There were separate “real life” plots going on while this big event was ripping up their tiny little town.  Every “Real Life” plot was sewn up, as well as the main “creature” plot.  (Even the kid making the movie gets sewn up, if you stay for the closing credits)

Most of the main characters experience that “change” that is necessary in storytelling.  This is one thing that struck me very hard.

The MC’s Father has a change (two, actually)

The Girl’s father has a change

The Girl has a change

The MC has a change

Someone else on the list has a change because of MC intervention.  (Don’t want to give a spoiler)

Every stinking thing that was presented was resolved, and in a very satisfactory way.  Everything that happens (except for the puking) has a reason for happening.  Even the wimpy kid that “gives in” had a role in getting one of the main characters to where he needed to go… just by being how he is.
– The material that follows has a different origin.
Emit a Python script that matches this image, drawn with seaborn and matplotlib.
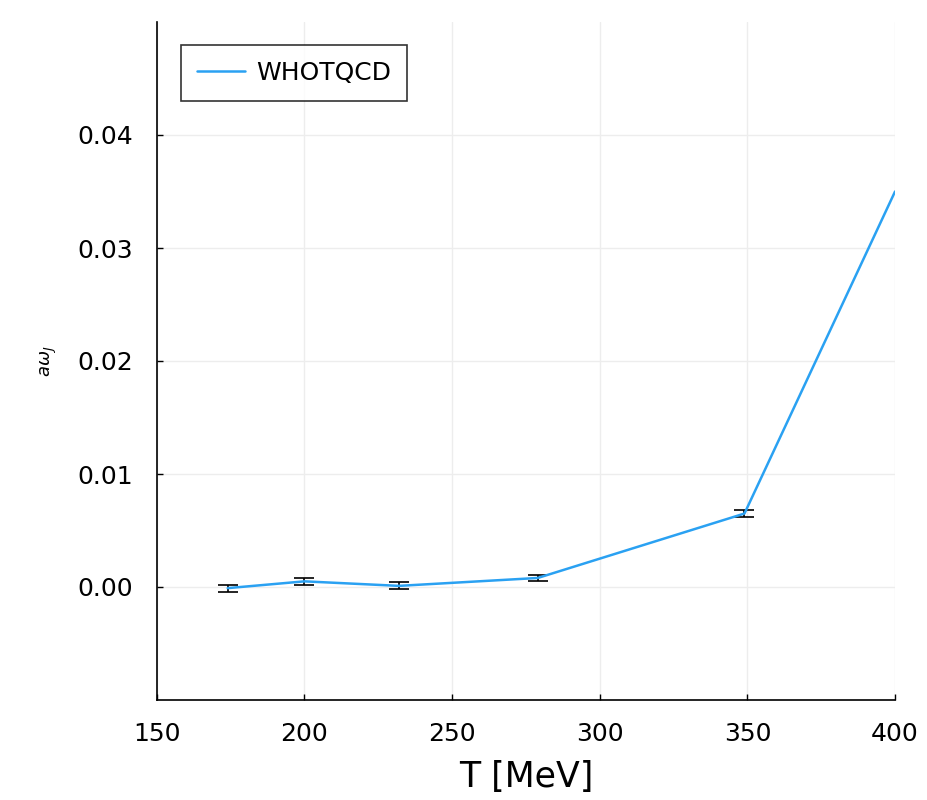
import matplotlib
matplotlib.use("Agg")
import matplotlib.pyplot as plt
import seaborn as sns
import pandas as pd

# data
temps = [174, 200, 232, 279, 349, 400]
omega = [-0.0001, 0.0005, 0.0001, 0.0008, 0.0065, 0.0350]
omega_err = [0.0003, 0.0003, 0.0003, 0.0003, 0.0003, 0.0]
series = "WHOTQCD"

df = pd.DataFrame({"T": temps, "w": omega, "err": omega_err, "src": series})

sns.set_theme(style="white")
plt.rcParams['font.family'] = ['DejaVu Sans']
plt.rcParams['text.color'] = 'black'
plt.rcParams['axes.labelcolor'] = 'black'
plt.rcParams['xtick.color'] = 'black'
plt.rcParams['ytick.color'] = 'black'

fig = plt.figure(figsize=(9.28, 8), dpi=100)
ax = fig.add_axes([0.169, 0.125, 0.7955, 0.8475])

ax.errorbar(df["T"][:-1], df["w"][:-1], yerr=df["err"][:-1], fmt="none",
            ecolor="black", elinewidth=1.2, capsize=7, capthick=1.2, zorder=3)
sns.lineplot(data=df, x="T", y="w", hue="src", palette=["#2aa1f2"],
             linewidth=1.8, ax=ax, zorder=4)

ax.set_xlim(150, 400)
ax.set_ylim(-0.01, 0.05)
ax.set_xticks([150, 200, 250, 300, 350, 400])
ax.set_yticks([0.0, 0.01, 0.02, 0.03, 0.04])
ax.set_yticklabels(["0.00", "0.01", "0.02", "0.03", "0.04"])
ax.grid(True, color="#ededed", linewidth=1)
ax.tick_params(axis="both", labelsize=18, direction="in", length=4, width=1,
               color="black", bottom=True, left=True)
ax.tick_params(axis="x", pad=16)
ax.tick_params(axis="y", pad=17)

for side in ["top", "right"]:
    ax.spines[side].set_visible(False)
for side in ["left", "bottom"]:
    ax.spines[side].set_color("black")
    ax.spines[side].set_linewidth(1.2)

ax.set_xlabel("T [MeV]", fontsize=25, labelpad=10)
ax.set_ylabel(r"$a\omega_J$", fontsize=13, labelpad=13)

leg = ax.legend(loc="upper left", fontsize=18, frameon=True, fancybox=False,
                borderpad=0.65, handlelength=1.9, handletextpad=0.45,
                bbox_to_anchor=(0.016, 0.985))
leg.get_frame().set_edgecolor("black")
leg.get_frame().set_linewidth(1.2)
leg.set_title(None)

fig.savefig("out.png", dpi=100)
From a writer’s perspective, this movie is brilliant.  Even if there were not any explosions or chase scenes, I think I would feel the same way.  For the first time in a long time, I was left thinking, “Wow, I wish I wrote that.”

Now, to give it one negative, if the kids were not cursing all the time this would have been a great movie for my kids… great action, and a theme of overcoming your fear to do the right thing. (Among a family friendly theme that would be a spoiler if I told you)    Unfortunately, my kids will have to wait until they are teenagers because of these kids’ mouths (Except for the MC, who didn’t curse at all.  Kudos.)

If you’ve seen this movie, think it over.  Every little thing was well planned.  Everything used, everything sewn up.

If you have not seen this movie, jump up and rent it.  It is not “all action” and it is not “really scary” and there is no gore.  I think it is enjoyable across genres, because this is really NOT A MONSTER MOVIE.  It is about interpersonal dynamics in a time of intense struggle.

I think everyone should give this one a watch, and pay very close attention to the storytelling.  Personally, I was floored.